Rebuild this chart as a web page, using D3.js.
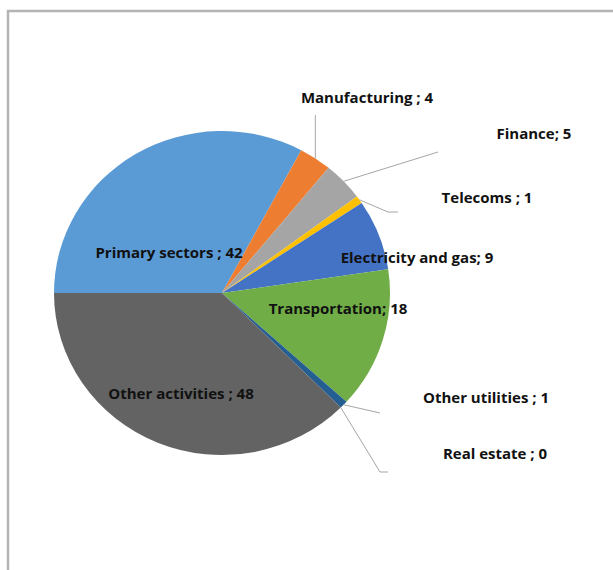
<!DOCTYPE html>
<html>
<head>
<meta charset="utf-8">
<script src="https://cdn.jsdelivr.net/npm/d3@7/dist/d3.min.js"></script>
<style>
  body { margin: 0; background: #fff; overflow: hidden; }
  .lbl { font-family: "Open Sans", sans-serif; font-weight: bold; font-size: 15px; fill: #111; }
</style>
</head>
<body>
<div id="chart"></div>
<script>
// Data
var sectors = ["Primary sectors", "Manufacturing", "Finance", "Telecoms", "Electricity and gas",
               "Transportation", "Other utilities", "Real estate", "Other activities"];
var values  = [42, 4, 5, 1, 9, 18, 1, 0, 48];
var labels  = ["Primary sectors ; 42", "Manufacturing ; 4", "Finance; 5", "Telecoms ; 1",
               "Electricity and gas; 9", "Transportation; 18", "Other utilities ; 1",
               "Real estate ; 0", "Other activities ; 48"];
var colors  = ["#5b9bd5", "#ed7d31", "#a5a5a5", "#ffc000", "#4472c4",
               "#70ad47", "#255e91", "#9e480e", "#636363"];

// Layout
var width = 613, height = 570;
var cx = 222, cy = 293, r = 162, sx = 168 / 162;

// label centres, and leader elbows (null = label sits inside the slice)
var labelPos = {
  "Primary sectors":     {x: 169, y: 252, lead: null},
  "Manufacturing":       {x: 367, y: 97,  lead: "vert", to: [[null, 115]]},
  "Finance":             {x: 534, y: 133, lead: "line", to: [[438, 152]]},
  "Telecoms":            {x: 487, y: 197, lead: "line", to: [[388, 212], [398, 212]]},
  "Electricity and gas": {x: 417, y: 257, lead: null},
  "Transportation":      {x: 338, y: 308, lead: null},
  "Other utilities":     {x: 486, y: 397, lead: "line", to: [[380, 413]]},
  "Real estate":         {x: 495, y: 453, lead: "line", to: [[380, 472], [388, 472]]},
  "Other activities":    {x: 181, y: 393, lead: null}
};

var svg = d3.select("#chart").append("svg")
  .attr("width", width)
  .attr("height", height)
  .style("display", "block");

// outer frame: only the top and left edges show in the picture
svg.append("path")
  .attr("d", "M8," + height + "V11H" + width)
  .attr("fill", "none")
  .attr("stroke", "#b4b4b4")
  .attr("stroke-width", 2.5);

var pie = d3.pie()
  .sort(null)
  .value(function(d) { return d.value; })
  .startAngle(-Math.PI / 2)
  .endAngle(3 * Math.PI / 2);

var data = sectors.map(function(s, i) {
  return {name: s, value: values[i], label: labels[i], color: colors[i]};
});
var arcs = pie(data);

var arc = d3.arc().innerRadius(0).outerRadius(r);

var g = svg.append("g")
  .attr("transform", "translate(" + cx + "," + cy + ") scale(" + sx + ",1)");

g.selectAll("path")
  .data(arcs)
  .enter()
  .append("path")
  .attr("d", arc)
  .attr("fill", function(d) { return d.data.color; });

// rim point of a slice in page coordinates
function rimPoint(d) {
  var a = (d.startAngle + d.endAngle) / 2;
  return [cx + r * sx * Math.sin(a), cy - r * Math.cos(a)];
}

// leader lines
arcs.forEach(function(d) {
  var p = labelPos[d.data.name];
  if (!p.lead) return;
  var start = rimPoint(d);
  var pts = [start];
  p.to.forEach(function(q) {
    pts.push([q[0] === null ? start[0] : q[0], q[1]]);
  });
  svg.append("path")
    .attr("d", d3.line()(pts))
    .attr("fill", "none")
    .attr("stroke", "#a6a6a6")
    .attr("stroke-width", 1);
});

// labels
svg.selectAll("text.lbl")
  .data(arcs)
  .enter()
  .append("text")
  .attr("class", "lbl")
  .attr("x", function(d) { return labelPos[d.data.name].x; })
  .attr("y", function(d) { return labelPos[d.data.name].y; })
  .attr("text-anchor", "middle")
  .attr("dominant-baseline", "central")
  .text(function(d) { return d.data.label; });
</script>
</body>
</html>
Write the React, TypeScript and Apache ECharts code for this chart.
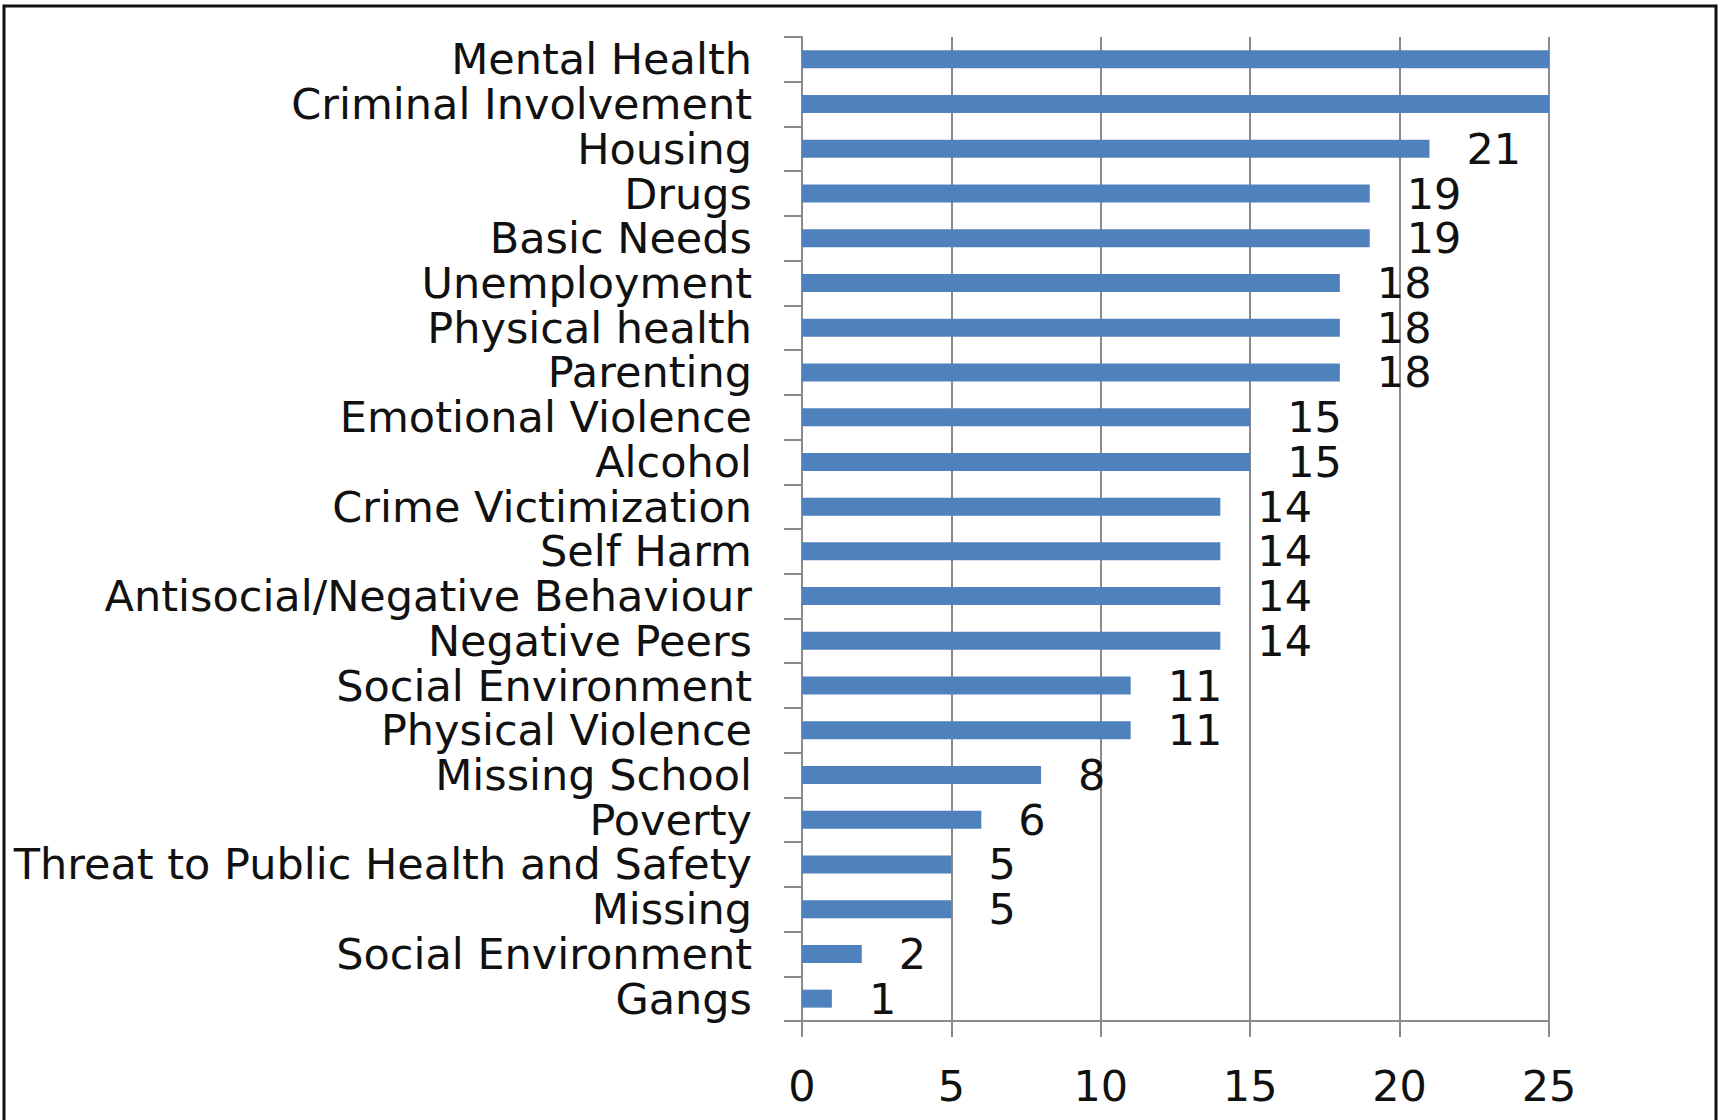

▶ Written task
For the listing above, identify each line bearing "this".

▶ Result
Rebuild this chart as a web page, using D3.js.
Write the React, TypeScript and Apache ECharts code for this chart.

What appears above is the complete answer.